T.A.: Genel olarak ülkemiz sıcak bir memleket, sürücülerimiz yazın ve baharda daha fazla motosiklet kullanmayı sevdikleri için püfür püfür bir monta ihtiyaç vardı. Bizde en çok sattığımız pantolonlardan biri olan Karayel’in üzerine kolları, ön ve arka kısımları file olan bir monta yaptık ve bu sene fuarın yıldızı oldu. İlave olarak geçen sene yaptığımız ve çok tutulan Çek-Çıkar modelinin kot versiyonunu piyasaya sürdük. Bu modelde dıştan korumalar takılan cepler biraz daha yukarıda bu sayede ekstra bir fermuar kullanmaya gerek yok. Adı üstünde korumalar son derece pratik bir şekilde rahatlıkla çıkarılıp takılabiliyor.
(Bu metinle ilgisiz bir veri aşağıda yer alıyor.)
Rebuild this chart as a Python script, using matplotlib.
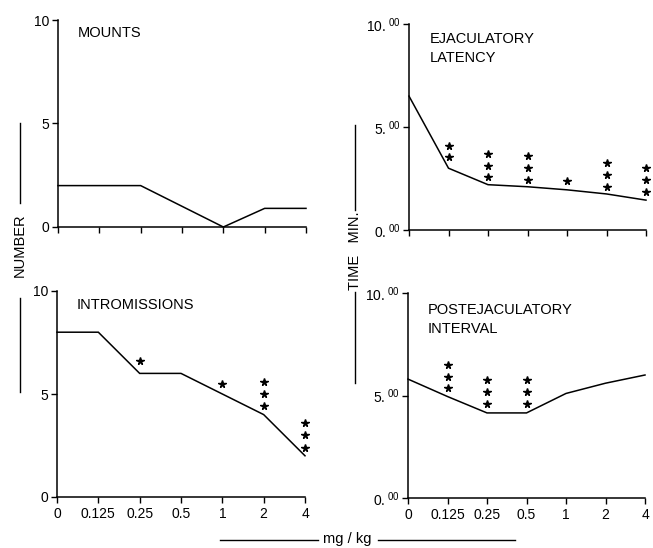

Ayrıca yine Türkiye’de olmayan bir uygulama Custom bölümümüz ile bir miktar maliyet farkı ile kişiye özel tasarım yapılabiliyor. Her konuya her zaman hep kullanıcıların gözüyle bakmaya çalışıyorum. O yüzden katalog çekimlerinde doğal görünümlü bizler gibi mankenler kullanıyorum. Bu bağlamada internet sitemizde kullanıcıların paylaştığı fotoğraflar da ürünlerimizin doğal duruşunu gözler önüne sermek amaçlıdır. Gelecek planlarımız arasında bahsettiğim gibi Türkiye öncelikli pazarımız olsa da yurt dışında daha da yaygınlaşma var. Ayrıca ilerleyen günlerde Motoron Dergisi ile de bir işbirliği içerisine girmeyi planlıyoruz. Sonuç olarak günlük kullanıma uygun, pratik, kaliteli, güvenilir, stil ve tasarım olan korumalı şık ürünler yapmak bizim için çok önemli. Sadece motosiklet kotu değil, stil ve tasarım yaratıp satıyoruz ve satmaya devam edeceğiz.